We're working on an RTS game engine using C# and .NET Core. Unlike most other real-time multiplayer games, RTS games tend to work by synchronizing player inputs to other players, and running the game simulation in lockstep on all clients at the same time. This requires game logic to be deterministic so that games don't get out of sync.
One potential source of non-determinism are floating point operations. From what I've gathered the primary issue is with the old x87 FPU instructions - they use an internal 80-bit register, while IEEE-754 floating point values are 32-bit or 64-bit, so values are truncated when moved from registers to memory. Small changes to code and/or the compiler can result in truncation happening at different times, resulting in slightly different results. Non-determinism can also be caused by accidentally using different FP rounding modes, though if I understood correctly this is mostly a solved issue.
I've also gotten the impression that SSE(2) instructions do not suffer from the truncation issue, as they perform all floating point arithmetic in 32- or 64-bit without a higher precision register.
Finally, as far as I know the CLR uses x87 FPU instructions on x86 (or that was at least the case before RyuJIT), and SSE instructions on x86-64. I'm not sure if that means for all or most operations.
Support for accurate single precision math has recently been added to .NET Core, if that matters.
But when researching whether or not floating point can be used deterministically in .NET there are a lot of answers that say no, although they mostly concern older versions of the runtime.
So, if CoreCLR uses SSE FP instructions on x86-64, does that mean that it doesn't suffer from the truncation issues, and/or any other FP-related non-determinism? We are shipping .NET Core with the engine so every client would use the same runtime, and we would require that the players use exactly the same version of the game client. Limiting the engine to only work on x86-64 (on PC) is also an acceptable limitation.
If the runtime still uses x87 instructions with unreliable results, would it make sense to use a software float implementation (like the one linked in an answer above) for computations concerning single values, and accelerate vector operations with SSE using the new hardware intrinsics? I've prototyped this and it seems to be work, but is it unnecessary?
If we can just use normal floating point operations, is there anything we should avoid, like trigonometric functions?
Finally, if everything is OK so far how would this work when different clients use different operating systems or even different CPU architectures? Do modern ARM CPUs suffer from the 80-bit truncation issue, or would the same code run identically to x86 (if we exclude trickier stuff like trigonometry), assuming the implementation has no bugs?
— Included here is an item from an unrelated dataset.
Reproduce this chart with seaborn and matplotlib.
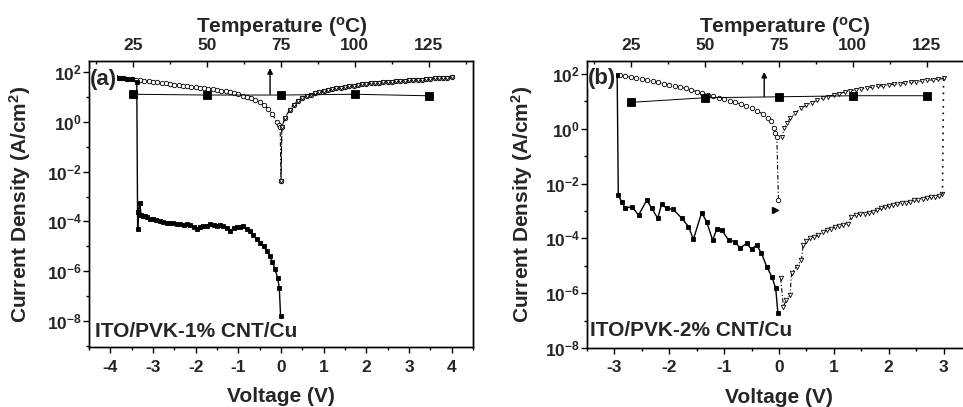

So, if CoreCLR uses SSE FP instructions on x86-64, does that mean that it doesn't suffer from the truncation issues, and/or any other FP-related non-determinism?
If you stay on x86-64 and you use the exact same version of CoreCLR everywhere, it should be deterministic.
If the runtime still uses x87 instructions with unreliable results, would it make sense to use a software float implementation [...] I've prototyped this and it seems to be work, but is it unnecessary?
It could be a solution to workaround the JIT issue, but you will likely have to develop a Roslyn analyzer to make sure that you are not using floating point operations without going through these... or to write an IL rewriter that would perform this for you (but that would make your .NET assemblies arch dependent... which could be acceptable depending on your requirements)
If we can just use normal floating point operations, is there anything we should avoid, like trigonometric functions?
As far as I know, CoreCLR is redirecting math functions to the compiler libc, so as long as you stay on the same version, same platform, it should be fine.
Finally, if everything is OK so far how would this work when different clients use different operating systems or even different CPU architectures? Do modern ARM CPUs suffer from the 80-bit truncation issue, or would the same code run identically to x86 (if we exclude trickier stuff like trigonometry), assuming the implementation has no bugs?
You can have some issues not related to extra precision. For example, for ARMv7, subnormal floats are flushed to zero while ARMv8 on aarch64 will keep them.
So assuming that you are staying on ARMv8, I don't know well if the JIT CoreCLR for ARMv8 is behaving in that regard; you should probably ask on GitHub directly. There is still also the behavior of the libc that would likely break deterministic results.
We are working exactly at solving this at Unity on our "burst" compiler to translate .NET IL to native code. We are using LLVM codegen across all machines, disabling a few optimizations that could break determinism (so here, overall we can try to guarantee the behavior of the compiler across the platforms), and we are also using the SLEEF library to provide deterministic calculation of mathematical functions (see for example https://github.com/shibatch/sleef/issues/187)… so it is possible to do it.
In your position, I would probably try to investigate if CoreCLR is really deterministic for plain floating point operations between x64 and ARMv8… And if it looks okay, you could call these SLEEF functions instead of System.Math and it could work out of the box, or propose CoreCLR to switch from libc to SLEEF.